住む場所だけじゃない。喫茶店のマスター、伝統工芸職人、自動車整備士……「自分には、これしかないから」と笑う人たちがいた。彼らによって研ぎ澄まされた結晶を、私は享受していたのだと思う。けれど、反復的な修練を愚直に続けることによって編み出される技術は、おそらく今後一部は機械に置き換えられたり、採算が合わずに廃れたりしていくのかもしれない。少しのノスタルジーと思い出を残して。

そんな彼らが生きている世界と、今私が見えている世界との隔たりを途方もなく感じて、頭の中をぐるぐると巡ってしまった。私には、どちらもシンパシーを覚えるものであって、どちらが正しいとか間違っているというわけでもないのです。

さぁ、どうしたものだろう。と思っても答えはないのだけれど、ふと以前の取材したロフトワークの林千晶さんの言葉を思い出した。

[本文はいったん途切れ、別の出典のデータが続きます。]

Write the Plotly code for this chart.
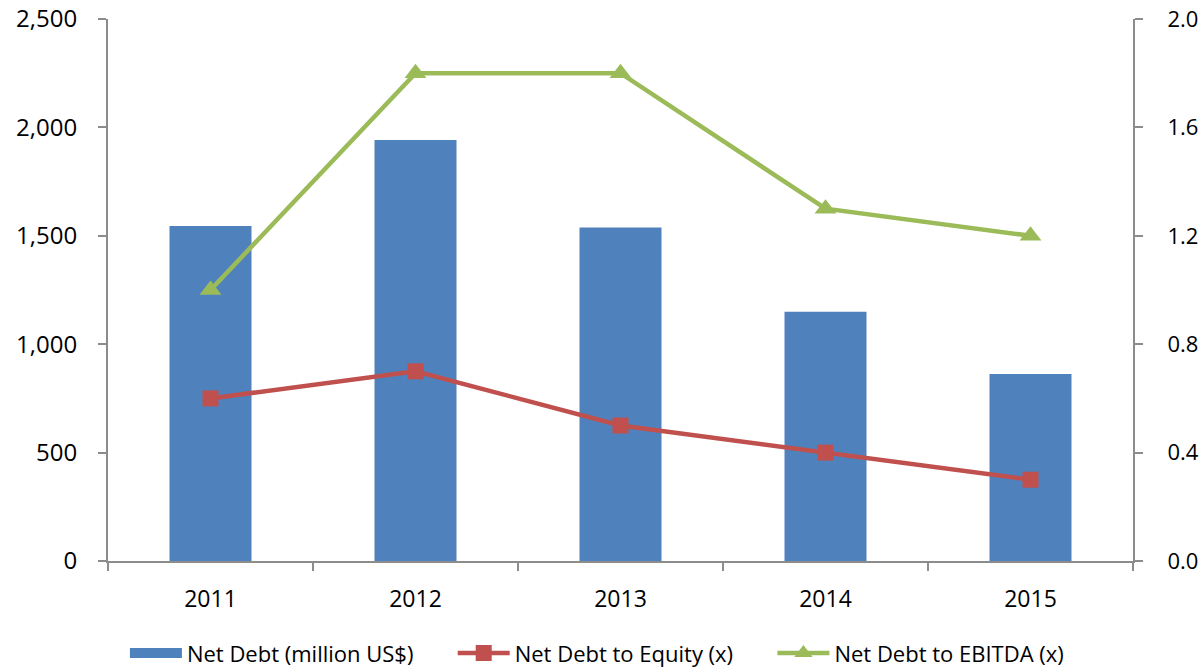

「間(あわい)」という言葉があって、ふたつの領域が重なり合う部分のことを指すのですが、そういった「間」の価値が高まってきているのではないでしょうか。

http://workmill.jp/webzine/20160719_talk1.html

取材内容は直接的には関連はないのだけれど、でもなぜだか改めてスッと合点がいったのです。その途方もない隔たりを行ったり来たりしながら、境界線を片足でぼやかして曖昧にしながら歩いていくのが、私のできることなのかなぁと思っています。

読んでくださってありがとうございます。何か心に留まれば幸いです。